From the entries below, extract every line that includes the word "this".

STORED DATA:
----------

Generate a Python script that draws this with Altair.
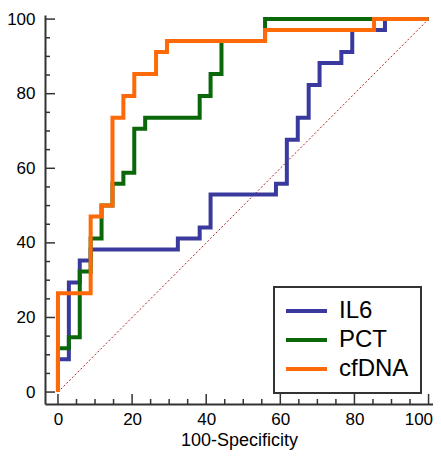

----------

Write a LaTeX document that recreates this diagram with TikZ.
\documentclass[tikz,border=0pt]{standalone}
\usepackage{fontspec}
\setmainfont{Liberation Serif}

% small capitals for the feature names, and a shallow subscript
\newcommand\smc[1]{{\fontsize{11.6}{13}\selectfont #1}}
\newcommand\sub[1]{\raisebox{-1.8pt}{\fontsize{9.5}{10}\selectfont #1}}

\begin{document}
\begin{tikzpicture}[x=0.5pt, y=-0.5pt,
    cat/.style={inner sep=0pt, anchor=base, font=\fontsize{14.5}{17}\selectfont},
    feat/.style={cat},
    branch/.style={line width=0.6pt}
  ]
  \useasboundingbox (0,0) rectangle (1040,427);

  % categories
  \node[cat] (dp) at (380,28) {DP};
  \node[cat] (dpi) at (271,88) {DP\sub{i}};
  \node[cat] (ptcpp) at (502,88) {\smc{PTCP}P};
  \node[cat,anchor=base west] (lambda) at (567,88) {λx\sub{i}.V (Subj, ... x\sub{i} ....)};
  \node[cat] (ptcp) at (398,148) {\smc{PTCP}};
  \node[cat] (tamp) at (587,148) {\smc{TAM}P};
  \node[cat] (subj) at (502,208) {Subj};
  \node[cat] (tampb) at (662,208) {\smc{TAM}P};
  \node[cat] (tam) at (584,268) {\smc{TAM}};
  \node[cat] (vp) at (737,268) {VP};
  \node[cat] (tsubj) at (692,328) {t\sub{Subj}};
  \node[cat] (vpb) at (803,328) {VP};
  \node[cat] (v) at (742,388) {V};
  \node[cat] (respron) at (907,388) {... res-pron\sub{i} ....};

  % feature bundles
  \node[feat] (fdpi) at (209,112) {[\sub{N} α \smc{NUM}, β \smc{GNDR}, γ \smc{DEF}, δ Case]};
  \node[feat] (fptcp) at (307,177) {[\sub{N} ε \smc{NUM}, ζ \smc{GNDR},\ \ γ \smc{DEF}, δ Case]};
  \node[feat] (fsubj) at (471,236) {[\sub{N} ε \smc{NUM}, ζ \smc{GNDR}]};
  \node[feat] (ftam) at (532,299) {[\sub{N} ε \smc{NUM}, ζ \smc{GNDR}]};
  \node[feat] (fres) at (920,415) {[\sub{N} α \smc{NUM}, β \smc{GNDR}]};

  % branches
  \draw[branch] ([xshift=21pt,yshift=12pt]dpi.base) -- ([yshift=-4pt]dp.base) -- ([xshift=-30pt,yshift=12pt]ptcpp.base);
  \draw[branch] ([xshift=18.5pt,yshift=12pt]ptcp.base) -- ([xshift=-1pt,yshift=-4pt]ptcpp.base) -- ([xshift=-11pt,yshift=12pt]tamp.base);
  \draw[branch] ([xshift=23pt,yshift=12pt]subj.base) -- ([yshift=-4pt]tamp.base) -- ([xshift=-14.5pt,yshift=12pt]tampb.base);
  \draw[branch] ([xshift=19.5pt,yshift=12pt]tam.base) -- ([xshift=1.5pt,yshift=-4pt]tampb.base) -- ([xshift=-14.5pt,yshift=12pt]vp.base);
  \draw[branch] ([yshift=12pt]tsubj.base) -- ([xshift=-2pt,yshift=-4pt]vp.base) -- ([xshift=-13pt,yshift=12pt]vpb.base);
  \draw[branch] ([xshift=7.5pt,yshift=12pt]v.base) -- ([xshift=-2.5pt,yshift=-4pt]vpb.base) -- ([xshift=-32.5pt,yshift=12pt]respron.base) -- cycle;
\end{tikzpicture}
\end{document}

----------

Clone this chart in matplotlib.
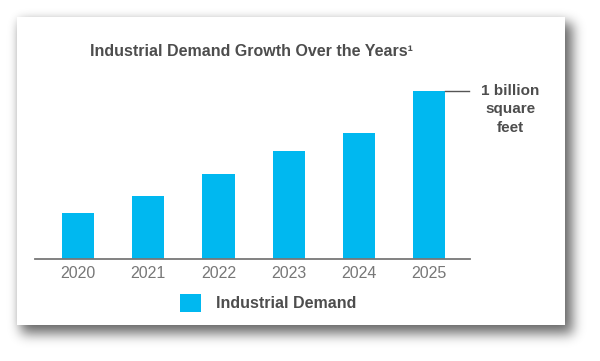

----------

ANSWER TO THE EXERCISE:
Generate a Python script that draws this with Altair.
Write a LaTeX document that recreates this diagram with TikZ.
Clone this chart in matplotlib.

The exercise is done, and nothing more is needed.